═══ DATASET CONTENT

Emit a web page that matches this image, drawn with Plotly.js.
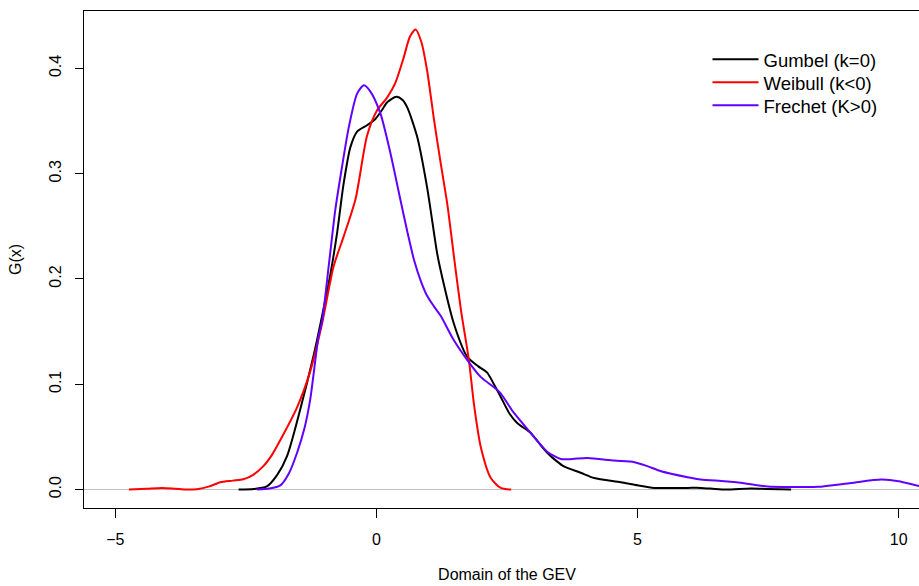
<!DOCTYPE html>
<html>
<head>
<meta charset="utf-8">
<script src="https://cdn.plot.ly/plotly-3.0.1.min.js"></script>
<style>
html,body{margin:0;padding:0;overflow:hidden;background:#fff;width:919px;height:586px;}
#chart{width:950px;height:586px;}
</style>
</head>
<body>
<div id="chart"></div>
<script>
// Gumbel (k=0)
const gumbelX = [-2.64,-2.35,-2.10,-1.90,-1.71,-1.46,-1.20,-1.07,-0.88,-0.75,-0.63,-0.50,-0.37,-0.18,-0.02,0.10,0.21,0.38,0.50,0.59,0.78,0.97,1.16,1.23,1.48,1.74,1.95,2.12,2.25,2.38,2.55,2.70,2.95,3.10,3.27,3.45,3.59,3.91,4.17,4.68,5.00,5.32,5.96,6.21,6.66,7.17,7.50,7.94];
const gumbelY = [0,0.0005,0.003,0.014,0.032,0.076,0.128,0.158,0.205,0.245,0.290,0.325,0.340,0.346,0.352,0.360,0.368,0.373,0.370,0.363,0.335,0.287,0.225,0.208,0.158,0.126,0.117,0.111,0.100,0.088,0.072,0.063,0.054,0.045,0.035,0.027,0.022,0.016,0.011,0.007,0.004,0.0016,0.0016,0.0016,0.0,0.001,0.0005,0];

// Weibull (k<0)
const weibullX = [-4.74,-4.40,-4.11,-3.85,-3.63,-3.44,-3.20,-2.99,-2.75,-2.55,-2.36,-2.17,-2.00,-1.84,-1.52,-1.27,-1.04,-0.82,-0.63,-0.40,-0.18,0.01,0.20,0.36,0.52,0.64,0.75,0.86,0.97,1.10,1.23,1.36,1.50,1.62,1.77,1.87,2.00,2.19,2.38,2.58];
const weibullY = [0,0.0008,0.0016,0.0008,0.0,0.0004,0.003,0.007,0.0085,0.0098,0.014,0.022,0.033,0.047,0.078,0.112,0.158,0.212,0.240,0.276,0.336,0.360,0.372,0.386,0.410,0.430,0.437,0.425,0.398,0.352,0.310,0.270,0.215,0.170,0.123,0.080,0.040,0.011,0.0016,0];

// Frechet (K>0)
const frechetX = [-2.29,-2.05,-1.84,-1.68,-1.52,-1.38,-1.27,-1.11,-1.04,-0.91,-0.79,-0.69,-0.53,-0.37,-0.24,-0.115,0.077,0.27,0.46,0.60,0.72,0.85,0.97,1.10,1.23,1.48,1.74,1.995,2.35,2.63,2.95,3.27,3.53,3.75,4.04,4.55,4.94,5.20,5.45,5.96,6.21,6.60,6.85,7.49,8.00,8.45,9.09,9.67,10.00,10.42,10.60];
const frechetY = [0,0.001,0.004,0.015,0.035,0.058,0.085,0.145,0.160,0.214,0.265,0.297,0.344,0.376,0.384,0.378,0.357,0.319,0.275,0.243,0.218,0.198,0.184,0.174,0.165,0.142,0.123,0.107,0.093,0.073,0.054,0.036,0.029,0.029,0.030,0.0275,0.026,0.022,0.0174,0.0117,0.0095,0.0082,0.0073,0.003,0.0025,0.0026,0.0063,0.0095,0.008,0.003,0.002];

const seriesNames = ["Gumbel (k=0)", "Weibull (k<0)", "Frechet (K>0)"];
const xTicks = [-5, 0, 5, 10];
const yTicks = [0.0, 0.1, 0.2, 0.3, 0.4];
const yTickText = ["0.0", "0.1", "0.2", "0.3", "0.4"];
const xTickText = ["\u22125", "0", "5", "10"];

const FONT = "Liberation Sans, Arial, Helvetica, sans-serif";

const traces = [
  {x: gumbelX, y: gumbelY, name: seriesNames[0], legend: "legend", mode: "lines", line: {color: "#000000", width: 2, shape: "spline", smoothing: 0.7}},
  {x: weibullX, y: weibullY, name: seriesNames[1], legend: "legend2", mode: "lines", line: {color: "#FF0000", width: 2, shape: "spline", smoothing: 0.7}},
  {x: frechetX, y: frechetY, name: seriesNames[2], legend: "legend3", mode: "lines", line: {color: "#6200FF", width: 2, shape: "spline", smoothing: 0.7}}
];

function legendAt(y) {
  return {
    x: 0.737, y: y, xanchor: "left", yanchor: "top",
    font: {family: FONT, size: 18.5, color: "#000"},
    itemwidth: 46,
    bgcolor: "rgba(0,0,0,0)", borderwidth: 0
  };
}

const layout = {
  width: 950, height: 586,
  margin: {l: 84, r: 20, t: 11, b: 78},
  paper_bgcolor: "#ffffff", plot_bgcolor: "#ffffff",
  font: {family: FONT, size: 16, color: "#000000"},
  showlegend: true,
  legend: legendAt(0.940),
  legend2: legendAt(0.8938),
  legend3: legendAt(0.8475),
  xaxis: {
    range: [-5.6, 10.6], tickvals: xTicks, ticktext: xTickText,
    showgrid: false, zeroline: false,
    showline: true, mirror: true, linecolor: "#000", linewidth: 1,
    ticks: "outside", ticklen: 9, tickcolor: "#000", tickwidth: 1,
    ticklabelstandoff: 8,
    tickfont: {family: FONT, size: 16, color: "#000"},
    title: {text: "Domain of the GEV", font: {family: FONT, size: 16, color: "#000"}, standoff: 21}
  },
  yaxis: {
    range: [-0.0175, 0.4545], tickvals: yTicks, ticktext: yTickText, tickangle: -90,
    showgrid: false, zeroline: false,
    showline: true, mirror: true, linecolor: "#000", linewidth: 1,
    ticks: "outside", ticklen: 8, tickcolor: "#000", tickwidth: 1,
    ticklabelstandoff: 8,
    tickfont: {family: FONT, size: 16, color: "#000"},
    title: {text: "G(x)", font: {family: FONT, size: 16, color: "#000"}, standoff: 20}
  },
  shapes: [
    {type: "line", xref: "paper", x0: 0, x1: 1, yref: "y", y0: 0, y1: 0, line: {color: "#BEBEBE", width: 1}, layer: "below"}
  ]
};

Plotly.newPlot("chart", traces, layout, {displayModeBar: false, staticPlot: true});
</script>
</body>
</html>
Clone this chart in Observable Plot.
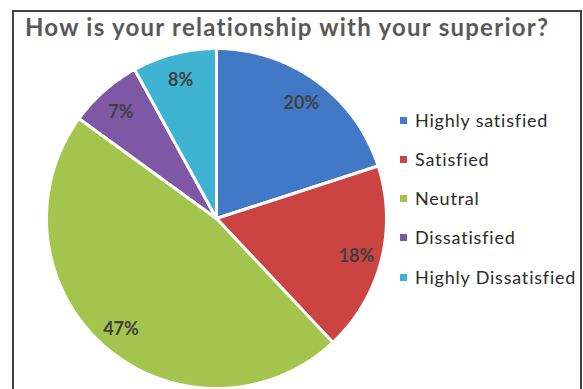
<!DOCTYPE html>
<html><head><meta charset="utf-8">
<script src="https://cdn.jsdelivr.net/npm/d3@7"></script>
<script src="https://cdn.jsdelivr.net/npm/@observablehq/plot@0.6"></script>
<style>
body{margin:0;background:#fff;}
#wrap{position:relative;width:583px;height:389px;overflow:hidden;font-family:Lato,sans-serif;background:#fff;}
#chart{position:absolute;left:0;top:0;}
#frame{position:absolute;left:12px;top:10px;width:566px;height:420px;border:2px solid #444;border-bottom:none;pointer-events:none;}
#title{position:absolute;left:25px;top:12px;font-weight:bold;font-size:24px;letter-spacing:1.25px;color:#595959;white-space:nowrap;}
.row{position:absolute;left:400px;height:20px;line-height:20px;display:flex;align-items:center;font-size:18px;letter-spacing:0.8px;color:#2b2b2b;white-space:nowrap;}
.sw{width:7px;height:7px;margin-right:8px;}
</style></head>
<body>
<div id="wrap">
  <div id="chart"></div>
  <div id="frame"></div>
  <div id="title">How is your relationship with your superior?</div>
  <div id="legend"></div>
</div>
<script>
const categories = ["Highly satisfied","Satisfied","Neutral","Dissatisfied","Highly Dissatisfied"];
const values = [20,18,47,7,8];
const labels = ["20%","18%","47%","7%","8%"];
const colors = ["#4179C6","#CB4441","#A3C54D","#7E57A5","#3EB4D2"];

const total = d3.sum(values);
let acc = 0;
const slices = categories.map((c,i)=>{
  const a0 = acc/total*2*Math.PI; acc += values[i];
  const a1 = acc/total*2*Math.PI;
  return {c, a0, a1, mid:(a0+a1)/2, label:labels[i]};
});
const verts = slices.flatMap(s=>{
  const n = Math.max(2, Math.ceil((s.a1-s.a0)/0.01));
  const pts = [{c:s.c,x:0,y:0}];
  for(let k=0;k<=n;k++){const a=s.a0+(s.a1-s.a0)*k/n; pts.push({c:s.c,x:Math.sin(a),y:Math.cos(a)});}
  pts.push({c:s.c,x:0,y:0});
  return pts;
});
const LR = 0.85;
const plot = Plot.plot({
  width:583, height:389, margin:0,
  style:{fontFamily:"Lato, sans-serif", background:"transparent"},
  x:{domain:[-1,1], range:[46,386], axis:null},
  y:{domain:[-1,1], range:[388,48], axis:null},
  color:{domain:categories, range:colors},
  marks:[
    Plot.line(verts,{x:"x",y:"y",z:"c",fill:"c",stroke:"white",strokeWidth:3,curve:"linear"}),
    Plot.text(slices,{x:d=>LR*Math.sin(d.mid), y:d=>LR*Math.cos(d.mid), text:"label",
      fontSize:18, fontWeight:"bold", fill:"#404040", dy:2})
  ]
});
document.getElementById("chart").appendChild(plot);
const color = plot.scale("color");
const leg = document.getElementById("legend");
const rowTops = [110,149,188,227,267];
categories.forEach((c,i)=>{
  const r = document.createElement("div"); r.className="row"; r.style.top = rowTops[i]+"px";
  const sw = document.createElement("div"); sw.className="sw"; sw.style.background = color.apply(c);
  const t = document.createElement("span"); t.textContent = c;
  r.appendChild(sw); r.appendChild(t); leg.appendChild(r);
});
</script>
</body></html>
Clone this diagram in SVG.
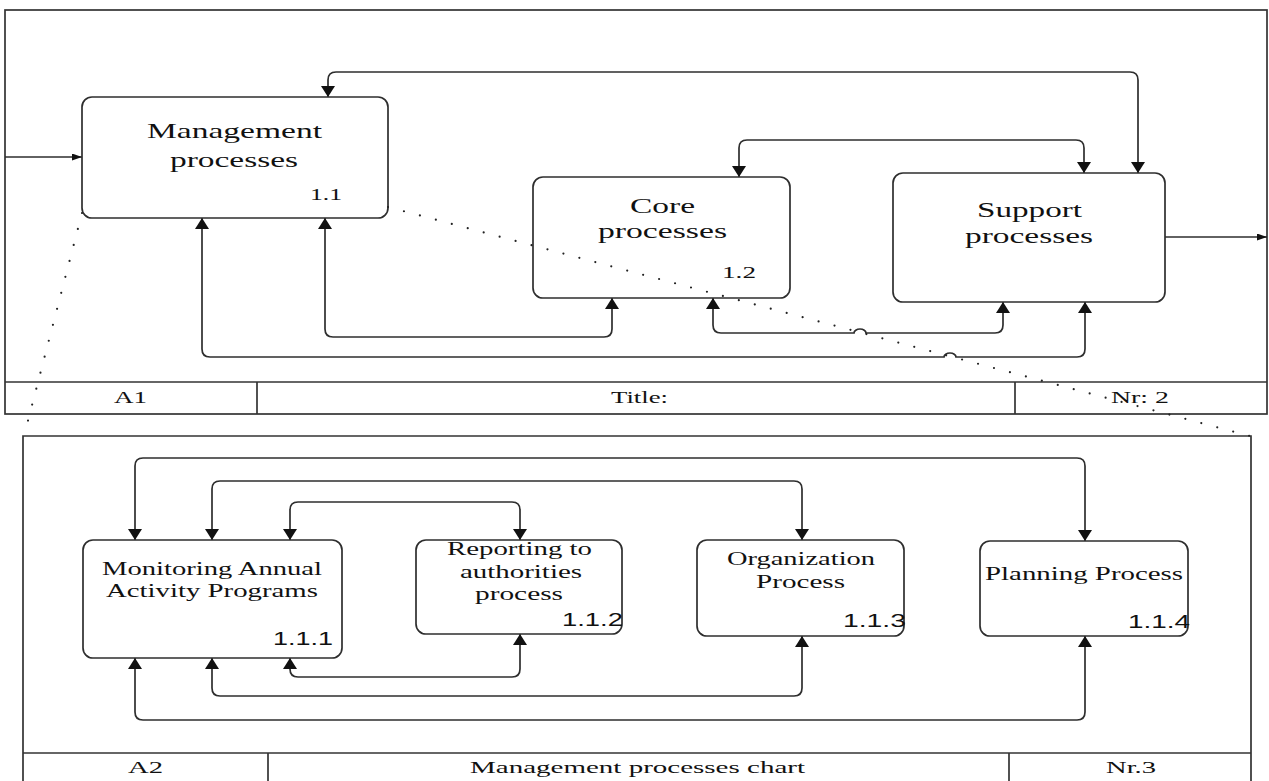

══════

### SET EXERCISE
Check every line for "chart" and show the ones that have it.

### EXERCISE ANSWER
#chart{width:950px;height:586px;}
<div id="chart"></div>
Plotly.newPlot("chart", traces, layout, {displayModeBar: false, staticPlot: true});
Clone this chart in Observable Plot.
#chart{position:absolute;left:0;top:0;}
  <div id="chart"></div>
document.getElementById("chart").appendChild(plot);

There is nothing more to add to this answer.